The consulting agreement also included several payment conditions to benefit GSE or mitigate its risk. GSE believed that the Harris-L3 merger triggered the following condition to the tune of $4 million:

6.b. Payments calculation for the following to be 3% of market capitalization, capped at $4M:


  1. in the event the IP is sold, merged or transferred and the primary basis of the sale is not the IP.

GSE argued that the intellectual property relevant to the consulting agreement had “merged” because the Harris-L3 plan of merger addressed that intellectual property and included it in the merger. GSE therefore issued a $4 million invoice to L3Harris.

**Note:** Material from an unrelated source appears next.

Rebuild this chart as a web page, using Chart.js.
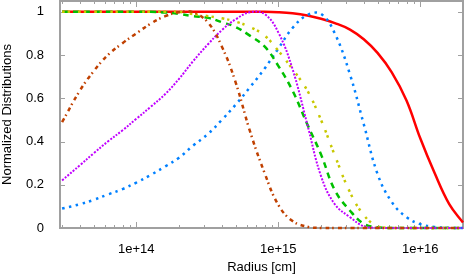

L3Harris rejected the invoice, arguing that while the plan of merger addressed the relevant intellectual property, the relevant language declared that the merger would have no effect on Harris and L3’s respective ownership interests: “all such rights will survive unchanged after the consummation of the [merger].” According to L3Harris, ownership of the relevant intellectual property did not change through the merger. Not long after rejecting GSE’s invoice, L3Harris also shut down its radio frequency heating program.

GSE subsequently filed a lawsuit alleging breach of contract, and the parties filed competing summary judgment motions. GSE maintained its position that it was owed $4 million but also argued that if the district court found the payment provision ambiguous then it should consider testimony from those who brokered the agreement demonstrating that a corporate merger was sufficient to trigger payment. L3Harris argued that the provision was unambiguous and thus Florida law prohibited considering extrinsic evidence. L3Harris also argued that its merger didn’t involve anything that triggered payment (i.e., the relevant intellectual property was not sold, merged or transferred).